There had been a strong tendency to adjust what Marx said to the scientific culture and atmosphere of the different national contexts. In France the scientific culture is Cartesian in origin and Althusser and his co-workers adjusted the works of Marx to fit with a positivist scientific culture, hence all of the works of Marx, especially of the the Younger Marx including the German Ideology were deemed to belong to a pre-scientific stage, only when Marx clarified the concept of surplus value was the point of science finally crossed said the French Marxist. Likewise in England and America it is the norm to think of science as something value free, Marx must be abandoning the ethos of science by associating his historical studies with evaluation and social criticism. The tendency in the English speaking intellectual culture is to adjust Marx to fit with the value free science of economics.

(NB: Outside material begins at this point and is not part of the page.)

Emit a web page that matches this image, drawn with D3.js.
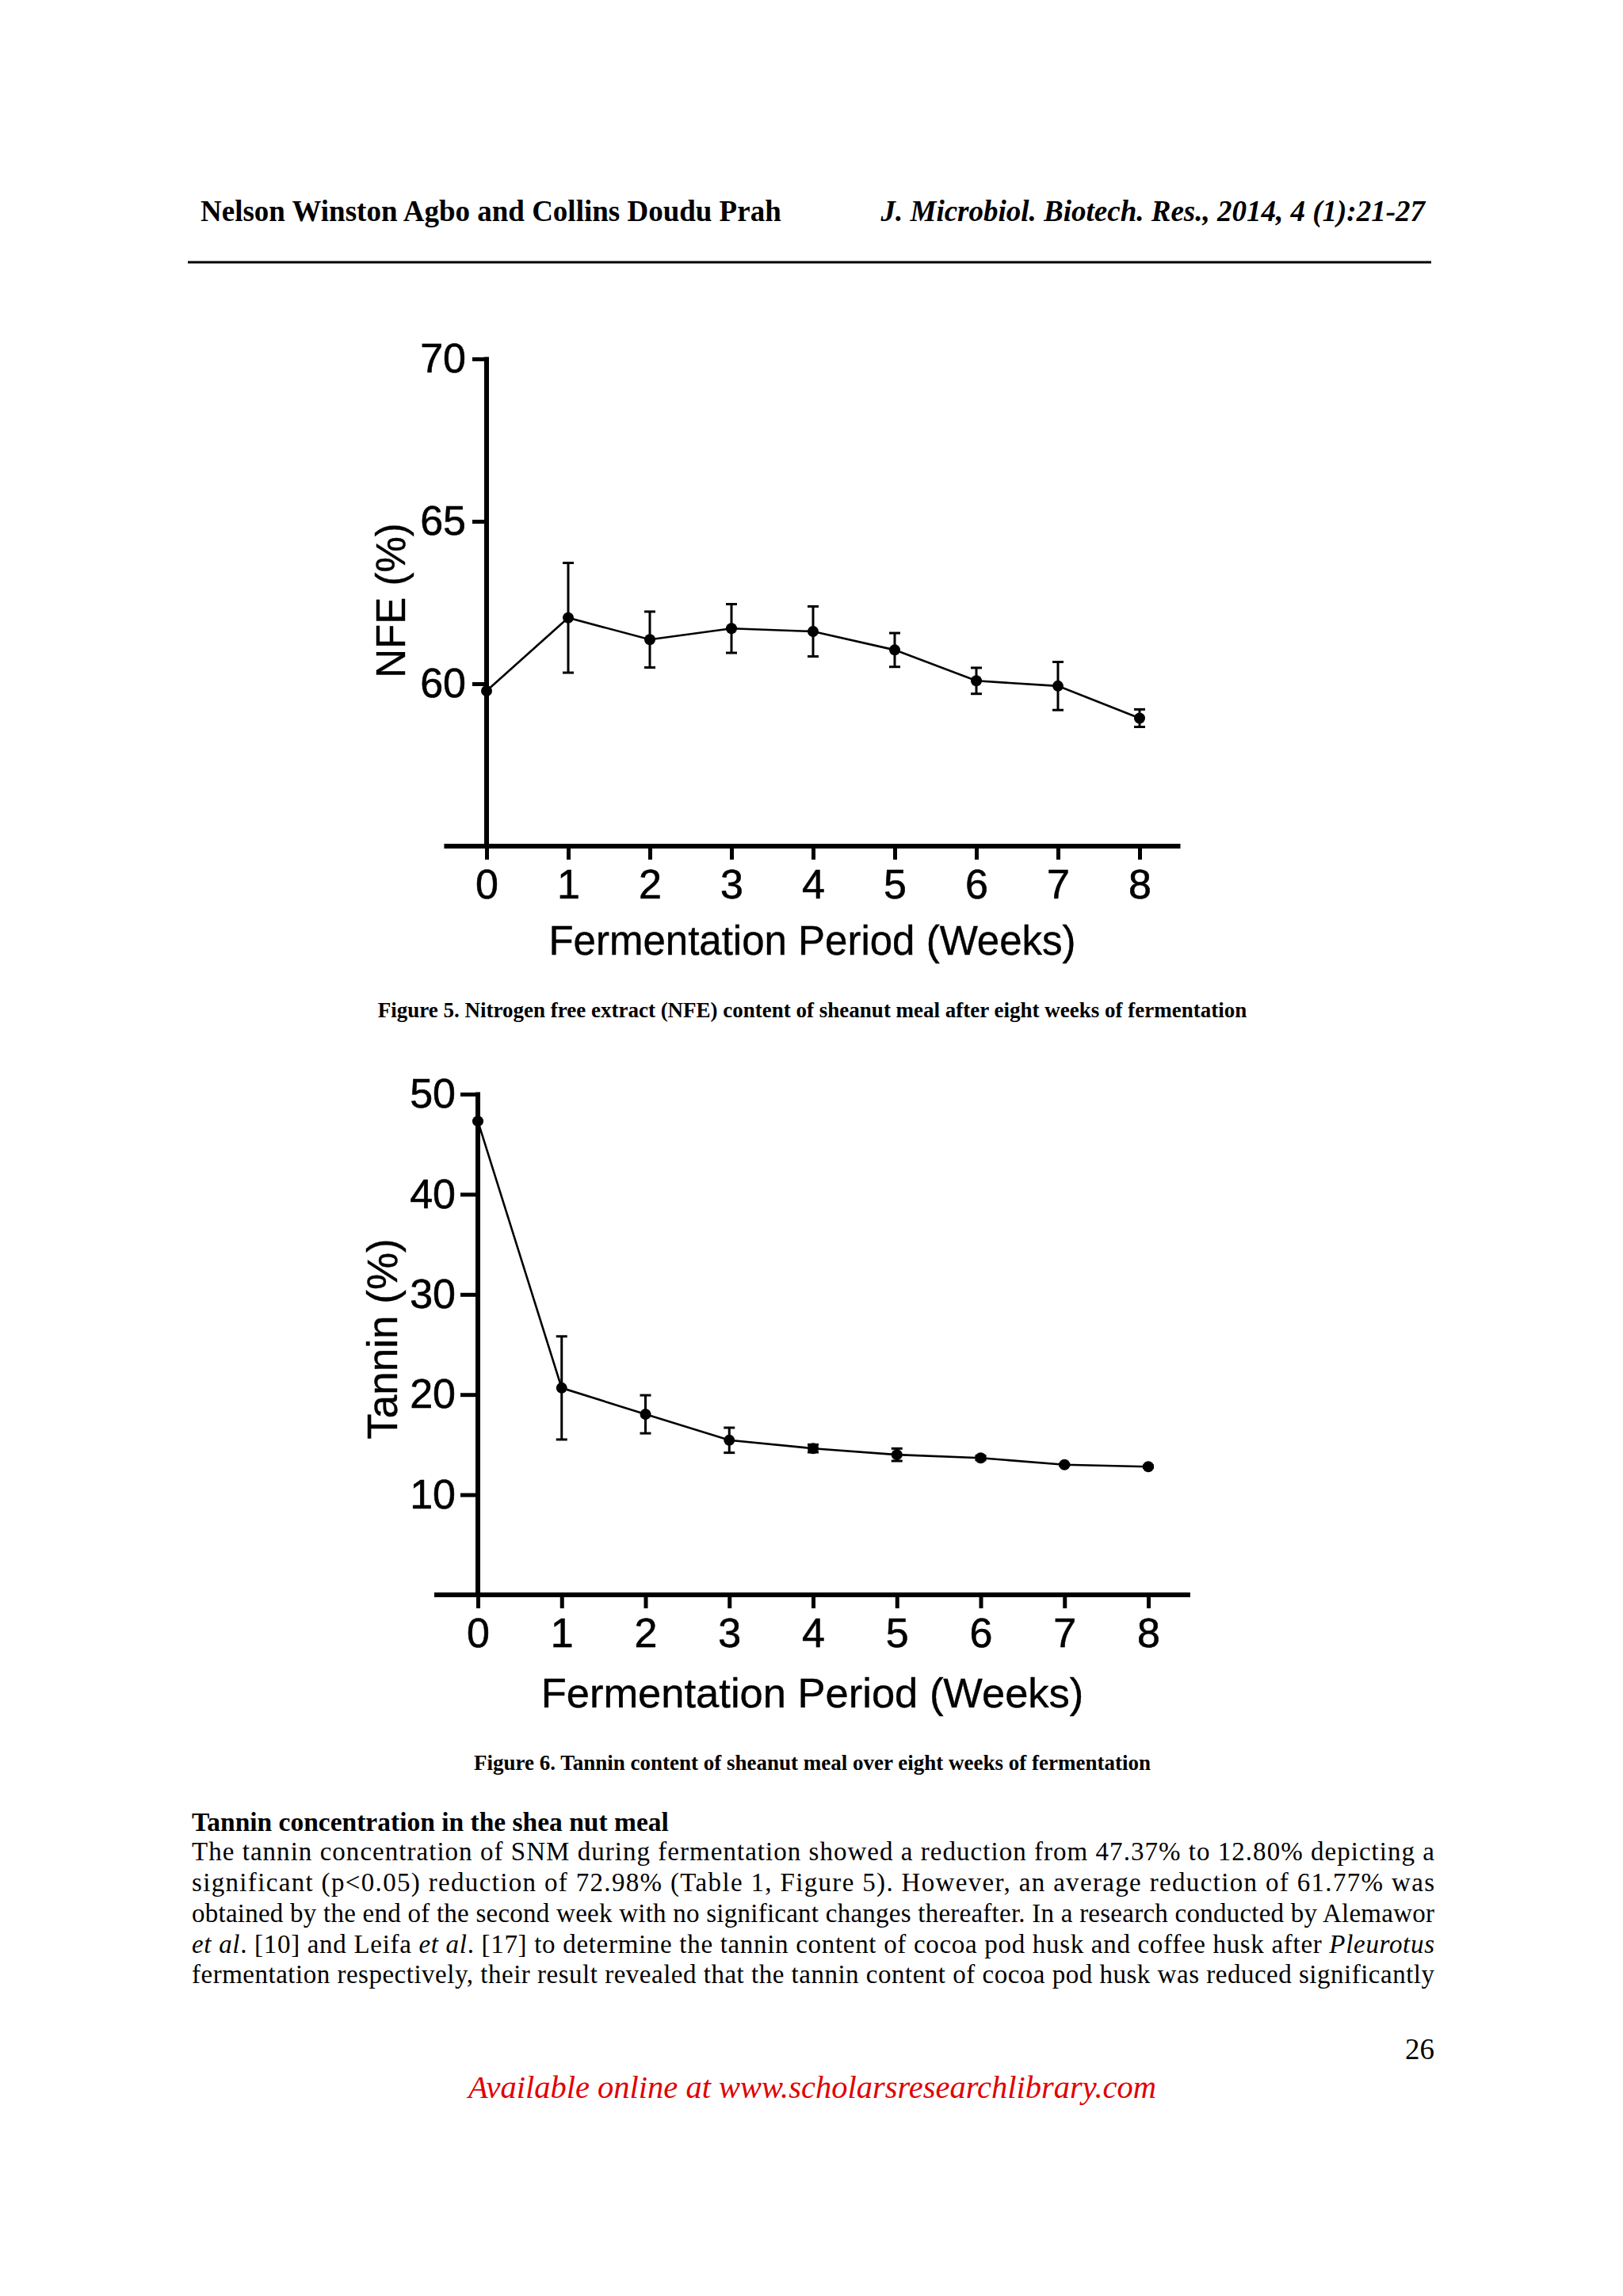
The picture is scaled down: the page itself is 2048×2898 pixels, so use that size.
<!DOCTYPE html>
<html>
<head>
<meta charset="utf-8">
<script src="https://cdn.jsdelivr.net/npm/d3@7"></script>
<style>
  body { margin: 0; background: #fff; }
  svg { display: block; }
</style>
</head>
<body>
<script>
// values
const weeks = [0, 1, 2, 3, 4, 5, 6, 7, 8];
const nfeMean = [59.78, 62.03, 61.36, 61.70, 61.61, 61.04, 60.09, 59.93, 58.94];
const nfeErr = [0, 1.69, 0.86, 0.75, 0.77, 0.52, 0.40, 0.74, 0.27];
const nfeTicks = [60, 65, 70];
const tanninMean = [47.30, 20.66, 18.03, 15.44, 14.62, 13.99, 13.67, 12.99, 12.80];
const tanninErr = [0, 5.15, 1.90, 1.25, 0.38, 0.62, 0.20, 0.10, 0.10];
const tanninTicks = [10, 20, 30, 40, 50];

const W = 2048, H = 2898;
const svg = d3.select("body").append("svg")
  .attr("width", W).attr("height", H)
  .attr("viewBox", [0, 0, W, H]);

svg.append("rect").attr("width", W).attr("height", H).attr("fill", "#fff");

const serif = "'Liberation Serif', 'Times New Roman', serif";
const sans = "'Liberation Sans', Arial, sans-serif";

// page header
svg.append("text")
  .attr("x", 253).attr("y", 266).attr("dy", "0.35em")
  .attr("font-family", serif).attr("font-weight", "bold").attr("font-size", 37)
  .text("Nelson Winston Agbo and Collins Doudu Prah");
svg.append("text")
  .attr("x", 1798).attr("y", 266).attr("dy", "0.35em")
  .attr("text-anchor", "end")
  .attr("font-family", serif).attr("font-weight", "bold").attr("font-style", "italic").attr("font-size", 37)
  .text("J. Microbiol. Biotech. Res., 2014, 4 (1):21-27");
svg.append("line")
  .attr("x1", 237).attr("x2", 1806).attr("y1", 331).attr("y2", 331)
  .attr("stroke", "#000").attr("stroke-width", 3);

function drawChart(opt) {
  const x = d3.scaleLinear().domain([0, 8]).range([opt.x0, opt.x8]);
  const y = d3.scaleLinear().domain(opt.yDomain).range([opt.yBottom, opt.yTop]);
  const g = svg.append("g");

  // x axis: line runs half a week beyond both ends
  g.append("line")
    .attr("x1", x(-0.52)).attr("x2", x(8.5))
    .attr("y1", opt.yBottom).attr("y2", opt.yBottom)
    .attr("stroke", "#000").attr("stroke-width", 6);
  const xAxis = g.append("g")
    .attr("transform", `translate(0,${opt.yBottom})`)
    .call(d3.axisBottom(x).tickValues(weeks).tickSize(17).tickPadding(12).tickFormat(d3.format("d")));
  xAxis.select(".domain").remove();
  xAxis.selectAll(".tick line").attr("stroke", "#000").attr("stroke-width", 5);
  xAxis.selectAll(".tick text")
    .attr("font-family", sans).attr("font-size", 52).attr("fill", "#000")
    .attr("stroke", "#000").attr("stroke-width", 0.6);

  // y axis
  g.append("line")
    .attr("x1", x(0)).attr("x2", x(0))
    .attr("y1", y(opt.yDomain[1]) - 2.5).attr("y2", opt.yBottom)
    .attr("stroke", "#000").attr("stroke-width", 6);
  const yAxis = g.append("g")
    .attr("transform", `translate(${x(0)},0)`)
    .call(d3.axisLeft(y).tickValues(opt.ticks).tickSize(opt.tickLen).tickPadding(opt.tickPad));
  yAxis.select(".domain").remove();
  yAxis.selectAll(".tick line").attr("stroke", "#000").attr("stroke-width", 5);
  yAxis.selectAll(".tick text")
    .attr("font-family", sans).attr("font-size", 52).attr("fill", "#000")
    .attr("stroke", "#000").attr("stroke-width", 0.6);

  // titles
  g.append("text")
    .attr("x", 1025).attr("y", opt.xTitleY).attr("dy", "0.35em")
    .attr("text-anchor", "middle")
    .attr("font-family", sans).attr("font-size", opt.xTitleSize)
    .attr("stroke", "#000").attr("stroke-width", 0.4)
    .text("Fermentation Period (Weeks)");
  g.append("text")
    .attr("transform", `translate(${opt.yTitleX},${opt.yTitleY}) rotate(-90)`)
    .attr("text-anchor", "middle")
    .attr("font-family", sans).attr("font-size", opt.yTitleSize)
    .attr("stroke", "#000").attr("stroke-width", 0.4)
    .text(opt.yTitle);

  const pts = weeks.map((w, i) => ({ w, m: opt.mean[i], e: opt.err[i] }));

  // error bars
  const eb = g.append("g").attr("stroke", "#000").attr("stroke-width", 3);
  pts.filter(d => d.e > 0).forEach(d => {
    eb.append("line").attr("x1", x(d.w)).attr("x2", x(d.w))
      .attr("y1", y(d.m - d.e)).attr("y2", y(d.m + d.e));
    [d.m - d.e, d.m + d.e].forEach(v => {
      eb.append("line").attr("x1", x(d.w) - 7).attr("x2", x(d.w) + 7)
        .attr("y1", y(v)).attr("y2", y(v));
    });
  });

  // mean line
  g.append("path")
    .datum(pts)
    .attr("fill", "none").attr("stroke", "#000").attr("stroke-width", 2.6)
    .attr("d", d3.line().x(d => x(d.w)).y(d => y(d.m)));

  g.selectAll("circle.pt").data(pts).join("circle")
    .attr("class", "pt")
    .attr("cx", d => x(d.w)).attr("cy", d => y(d.m))
    .attr("r", 7).attr("fill", "#000");

  svg.append("text")
    .attr("x", 1025).attr("y", opt.captionY).attr("dy", "0.35em")
    .attr("text-anchor", "middle")
    .attr("font-family", serif).attr("font-weight", "bold").attr("font-size", 27)
    .text(opt.caption);
}

drawChart({
  mean: nfeMean, err: nfeErr, ticks: nfeTicks,
  yDomain: [55, 70], yTop: 453, yBottom: 1068,
  x0: 614, x8: 1438, tickLen: 18, tickPad: 8,
  xTitleY: 1187, xTitleSize: 51,
  yTitle: "NFE (%)", yTitleX: 511, yTitleY: 758, yTitleSize: 51,
  captionY: 1275,
  caption: "Figure 5. Nitrogen free extract (NFE) content of sheanut meal after eight weeks of fermentation"
});

drawChart({
  mean: tanninMean, err: tanninErr, ticks: tanninTicks,
  yDomain: [0, 50], yTop: 1381, yBottom: 2013,
  x0: 603, x8: 1449, tickLen: 22, tickPad: 6,
  xTitleY: 2137, xTitleSize: 52.5,
  yTitle: "Tannin (%)", yTitleX: 501, yTitleY: 1690, yTitleSize: 53,
  captionY: 2225,
  caption: "Figure 6. Tannin content of sheanut meal over eight weeks of fermentation"
});

// body text
svg.append("text")
  .attr("x", 242).attr("y", 2299).attr("dy", "0.35em")
  .attr("font-family", serif).attr("font-weight", "bold").attr("font-size", 33.5)
  .text("Tannin concentration in the shea nut meal");

const bodyLines = [
  [["The tannin concentration of SNM during fermentation showed a reduction from 47.37% to 12.80% depicting a", false]],
  [["significant (p<0.05) reduction of 72.98% (Table 1, Figure 5). However, an average reduction of 61.77% was", false]],
  [["obtained by the end of the second week with no significant changes thereafter. In a research conducted by Alemawor", false]],
  [["et al", true], [". [10] and Leifa ", false], ["et al", true], [". [17] to determine the tannin content of cocoa pod husk and coffee husk after ", false], ["Pleurotus", true]],
  [["fermentation respectively, their result revealed that the tannin content of cocoa pod husk was reduced significantly", false]]
];
const bodyY = [2336, 2375, 2414, 2453, 2491];

bodyLines.forEach((parts, i) => {
  const t = svg.append("text")
    .attr("x", 242).attr("y", bodyY[i]).attr("dy", "0.35em")
    .attr("font-family", serif).attr("font-size", 33)
    .attr("textLength", 1568).attr("lengthAdjust", "spacing");
  parts.forEach(([s, it]) => {
    t.append("tspan").attr("font-style", it ? "italic" : "normal").text(s);
  });
});

// footer
svg.append("text")
  .attr("x", 1810).attr("y", 2586).attr("dy", "0.35em")
  .attr("text-anchor", "end")
  .attr("font-family", serif).attr("font-size", 37)
  .text("26");
svg.append("text")
  .attr("x", 1025).attr("y", 2634).attr("dy", "0.35em")
  .attr("text-anchor", "middle")
  .attr("font-family", serif).attr("font-style", "italic").attr("font-size", 40.5)
  .attr("fill", "#e00000")
  .text("Available online at www.scholarsresearchlibrary.com");
</script>
</body>
</html>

If Marx is to have any claim on science his thought must be reconstructed to make exact predictions about the future based on the discovery of universal laws, both economic and political, his first scientific critics said that as most of his future predictions were shown to be unproven by later events, his ideas were not conclusions based on of scientific laws . There are many English speaking critics of Marx who say something similar to what was best said by Karl Popper ; that Marxism is not scientific.
It should be said that in science one can be evaluative and critical without drawing assistance from moral codes, preaching or emotion. Think of how businesses hire workers, they evaluate the skills and knowledge of potential employees. Or think of apples and vegetables moving along the assembly line, some are rejected because they are damaged, because they are too small or too big or the wrong colour, here an evaluation is being undertaken without resort to any moralising about apples and vegetables. This is closer to what Hegel and Marx meant by Wissenschaft. The deep basis of Wissenschaft was grounded in a conception of ontological
alienation, something Althusser and others excised as humanist, or in English language equivalent moralistic.
It seems to be me that one can steer ‘marxism’ in different ways, those who focus on the forces of production, tend also to speak about technological progress, economic modernisation, technological long waves and the like, and are prey to making predictions about the near future. Those who place the emphasis on the social relations are more evaluative of capitalism on the basis of its genesis in ontological alienation, something not amenable to reform and progress,the best thing they can say about capitalism in a time of rapid economic growth is that it is becoming ever more decadent, decadence an evaluating term not coined by Marx but deployed by Lukacs who was the first to return to the Marxist concept of alienation. So there at least two conceptions of what a Marxist science of history might look like.